En español | Last year, about 1 percent of 143 million tax returns were audited by the Internal Revenue Service. Put another way, that is nearly 1.5 million Americans who had to endure what the IRS more politely calls an "examination."
1. Know your risk
You want to be able to document every deduction and keep that proof for at least three years from your filing date. Certain ZIP codes, like those in higher-income neighborhoods, have a higher audit rate, says tax attorney Frederick W. Daily, author of five tax-related books, including Stand Up to the IRS.
Self-employed workers also tend to get a red flag, especially when they claim a business operating loss "of any size," says Daily. Also on the IRS's radar: those whose overall deductions approach 50 percent of their reported gross income.
2. Avoid round numbers
A tax return with lots of round numbers — $1,200 in travel expenses or $1,500 in charitable contributions — suggests that you're just estimating those claims, "and the IRS loves to go after people who don't keep good records," says Daily. "You don't need to include cents, but use the closest accurate dollar amounts, such as $1,260 or $1,525.
3. Explain on paper what you can't with e-filing
Do-it-yourself tax preparation software makes for easier and more accurate tax return preparation. But you can get into trouble if you file electronically with software that has no capability to include disclosure statements. You should include such explanations "whenever there's something unusual in your return," says Eva Rosenberg, who is an accountant and an "enrolled agent," a person authorized to represent taxpayers before the IRS.
If you use a software program, Rosenberg suggests not using its e-filing feature if there's anything that might leave an IRS officer wondering. "Print out your return and attach an explanation statement and mail it in," she says. A new feature this year: "You will able to include PDF attachments with certain forms. Ask if your software supports this."
In many cases, a type-written note will suffice to explain such red-flag issues as losses for a small business, a high mortgage-interest deduction or a home office deduction for a regular W-2 employee. In other cases, you'll be able to attach signed documents related to charitable contributions or dependents.
4. Double-check your math
It's no surprise that sloppy arithmetic on a paper return can flag an audit. "People list correct numbers but on the wrong line," says Rosenberg.
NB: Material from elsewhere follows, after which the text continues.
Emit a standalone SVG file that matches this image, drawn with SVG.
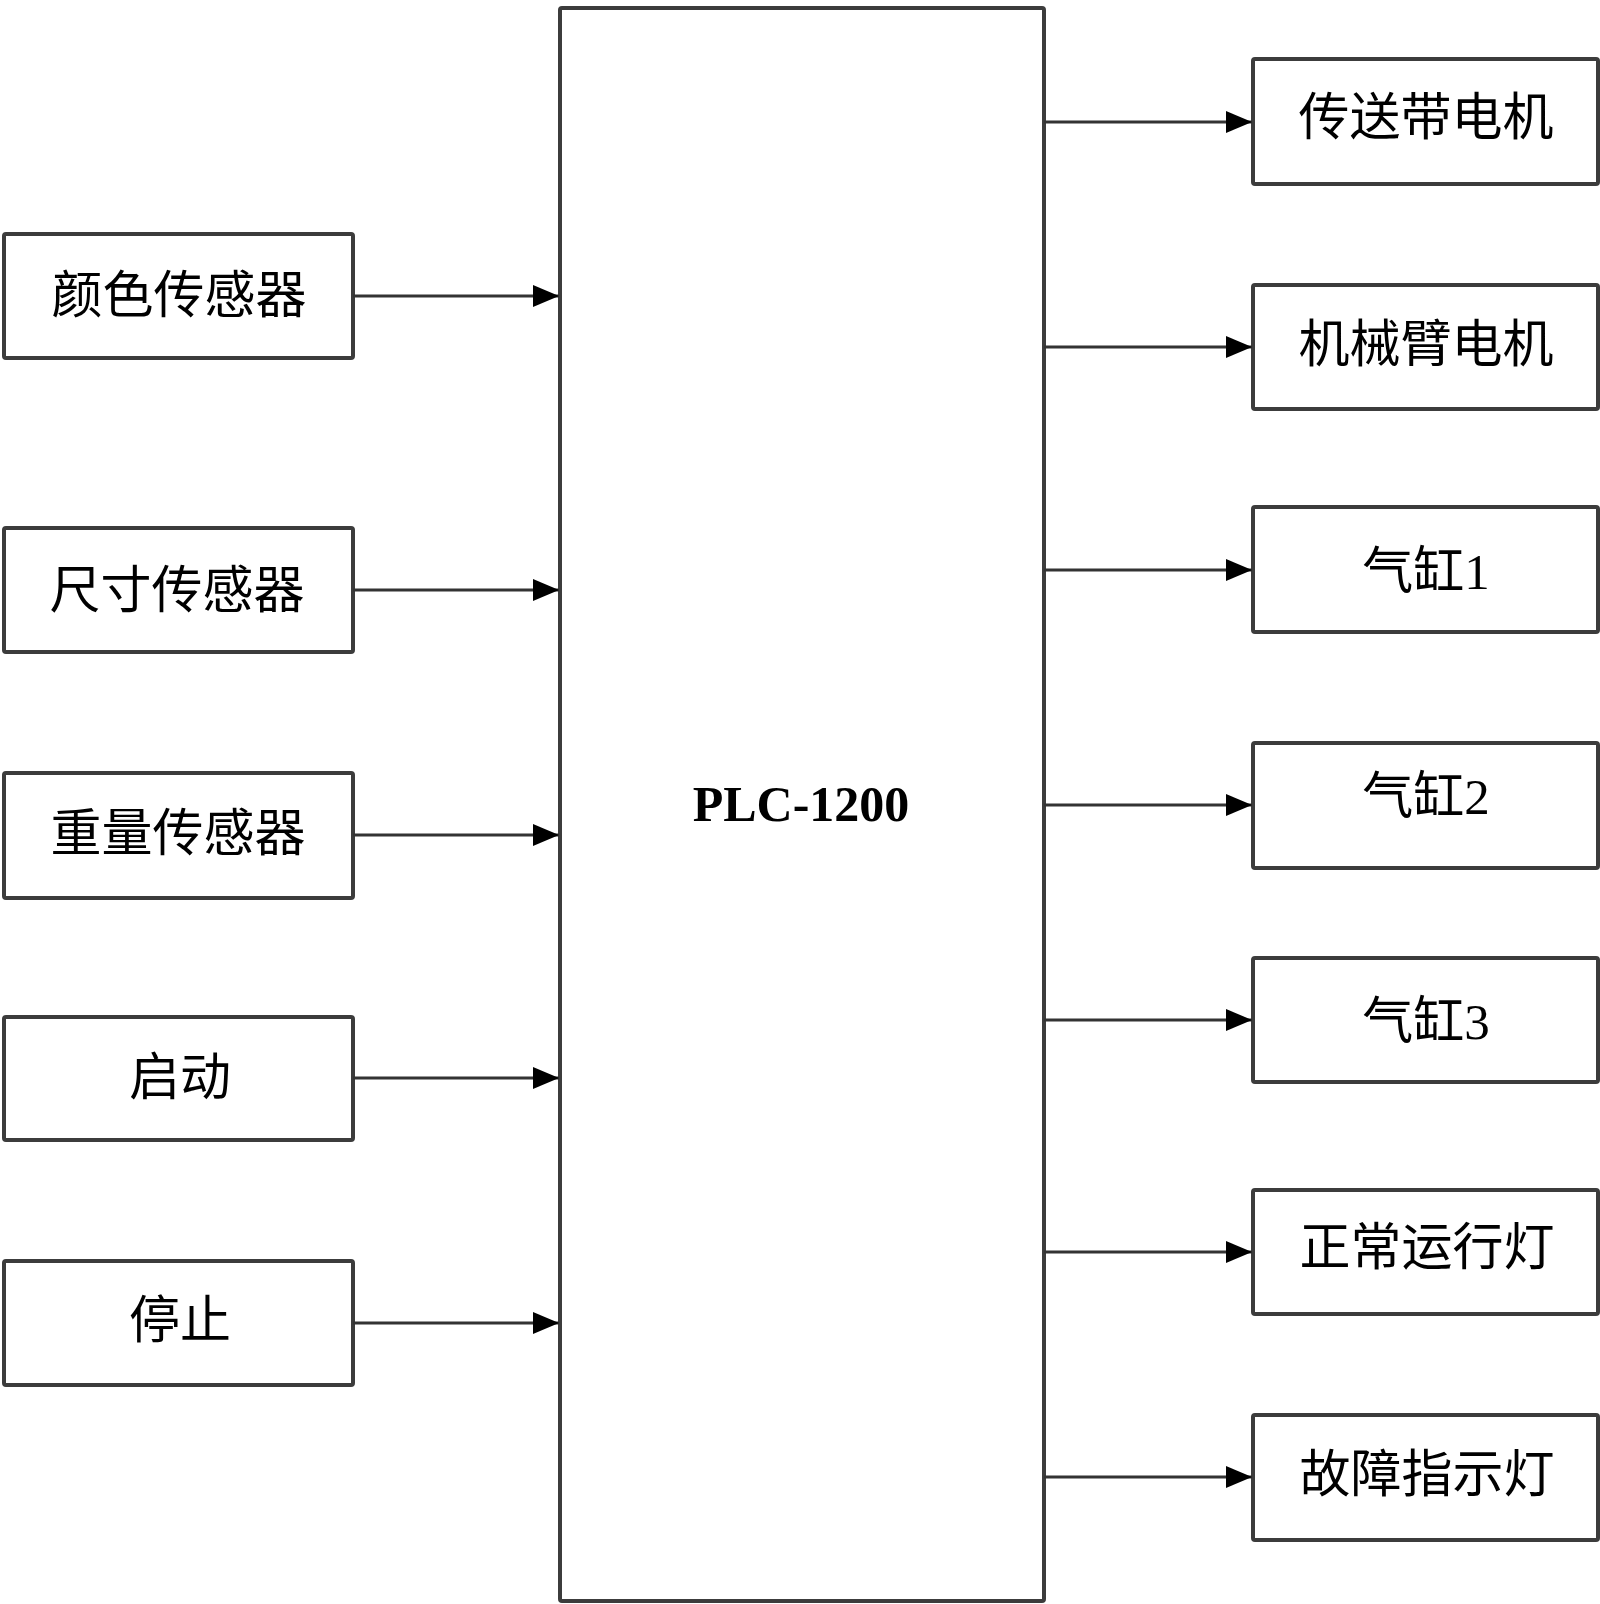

So make sure sums are not only correct but in the correct place.
5. Mind each line
Don't forget the easy stuff — your Social Security number, address and signature. "It's a myth that if you fail to sign your return, you will automatically be audited," she says. "The IRS will simply send it back for your signature. But if you repeatedly forget to sign and the IRS believes this is a deliberate pattern, you could face fraud penalties, and unwanted attention on your future returns."